ECLI:NL:RBDHA:2024:13156
Rechtbank Den Haag
- Voorlopige voorziening
- Rechtspraak.nl
Afwijzing verzoek voorlopige voorziening asielaanvraag met betrekking tot verantwoordelijkheid Duitsland
In deze zaak heeft de voorzieningenrechter van de Rechtbank Den Haag op 11 juli 2024 uitspraak gedaan in een verzoek om een voorlopige voorziening in het kader van een asielaanvraag. De verzoeker, vertegenwoordigd door zijn gemachtigde mr. A.P.E.M. Pover, had een aanvraag ingediend voor een verblijfsvergunning asiel voor bepaalde tijd. De minister van Asiel en Migratie, vertegenwoordigd door mr. M.F. van der Lubbe, had echter besloten om de aanvraag niet in behandeling te nemen, omdat Duitsland verantwoordelijk zou zijn voor de behandeling van de asielaanvraag.

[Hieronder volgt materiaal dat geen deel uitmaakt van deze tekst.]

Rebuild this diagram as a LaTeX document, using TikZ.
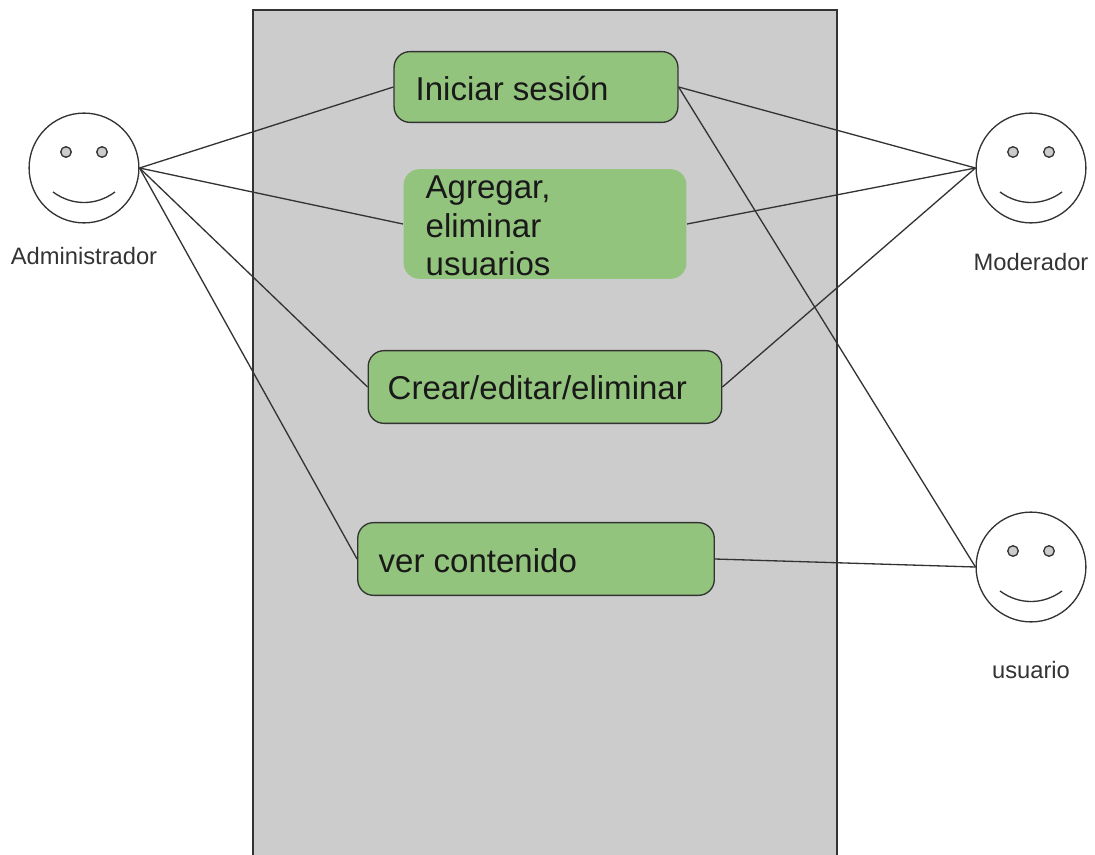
\documentclass[tikz,border=0pt]{standalone}
\usepackage{fontspec}
\setmainfont{Liberation Sans}
\definecolor{boxgreen}{HTML}{93C47D}
\definecolor{sysgray}{HTML}{CCCCCC}
\definecolor{eyegray}{HTML}{CCCCCC}
\definecolor{inkdark}{HTML}{333333}
\tikzset{
	usecase/.style={rectangle, rounded corners=9pt, draw=inkdark, fill=boxgreen, inner sep=0pt},
	caselabel/.style={font=\fontsize{18.8}{22}\selectfont, text=black!90, anchor=west, inner sep=0pt},
	face/.style={circle, draw=inkdark, fill=white, minimum size=62.5pt, inner sep=0pt},
	eye/.style={circle, draw=inkdark, fill=eyegray, minimum size=6pt, inner sep=0pt},
	actorname/.style={font=\fontsize{13.5}{16}\selectfont, text=black!80, inner sep=0pt},
	link/.style={draw=inkdark, line width=0.75pt}
}
\begin{document}
\begin{tikzpicture}[x=0.02cm,y=-0.02cm,line width=0.75pt]
\useasboundingbox (0,0) rectangle (1095,855);

% system
\fill[sysgray] (253,10) rectangle (837,855);
\draw[inkdark] (253,855) -- (253,10) -- (837,10) -- (837,855);

% use cases
\node[usecase, minimum width=285*0.5669pt, minimum height=71*0.5669pt] (login) at (536,87) {};
\node[usecase, draw=none, minimum width=284*0.5669pt, minimum height=110*0.5669pt] (users) at (545,224) {};
\node[usecase, minimum width=355*0.5669pt, minimum height=73*0.5669pt] (crud) at (545,387) {};
\node[usecase, minimum width=358*0.5669pt, minimum height=73*0.5669pt] (view) at (536,559) {};

\node[caselabel] (logintext) at (415,89) {Iniciar sesión};
\node[caselabel, align=left] (userstext) at (425,226) {Agregar,\\eliminar\\usuarios};
\node[caselabel] (crudtext) at (387,388) {Crear/editar/eliminar};
\node[caselabel] (viewtext) at (378,561) {ver contenido};

% actors
\node[face] (admin) at (84,168) {};
\node[face] (moder) at (1031,168) {};
\node[face] (user) at (1031,567) {};

\foreach \f/\x/\y in {a/84/168, b/1031/168, c/1031/567} {
	\node[eye] (eyel\f) at (\x-18,\y-16) {};
	\node[eye] (eyer\f) at (\x+18,\y-16) {};
	\draw[inkdark] (\x-31,\y+24) .. controls (\x-12,\y+38) and (\x+12,\y+38) .. (\x+31,\y+24);
}

\node[actorname] (adminname) at (84,256) {Administrador};
\node[actorname] (modername) at (1031,262) {Moderador};
\node[actorname] (username) at (1031,670) {usuario};

% links
\draw[link] (admin.east) -- (login.west);
\draw[link] (admin.east) -- (users.west);
\draw[link] (admin.east) -- (crud.west);
\draw[link] (admin.east) -- (view.west);
\draw[link] (moder.west) -- (login.east);
\draw[link] (moder.west) -- (users.east);
\draw[link] (moder.west) -- (crud.east);
\draw[link] (user.west) -- (login.east);
\draw[link] (user.west) -- (view.east);
\end{tikzpicture}
\end{document}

De verzoeker heeft hiertegen beroep ingesteld en verzocht om een voorlopige voorziening. De voorzieningenrechter heeft het verzoek op 25 juni 2024 behandeld, samen met een andere zaak (NL24.19871). In de uitspraak van dezelfde dag in die andere zaak is besloten dat de aanvraag van de verzoeker niet in behandeling genomen hoeft te worden, waardoor de noodzaak voor een voorlopige voorziening is komen te vervallen.
De voorzieningenrechter heeft het verzoek om een voorlopige voorziening dan ook afgewezen, met de overweging dat er geen aanleiding is voor een proceskostenveroordeling. De uitspraak is openbaar gemaakt op 11 juli 2024 en er staat geen hoger beroep of verzet open tegen deze beslissing.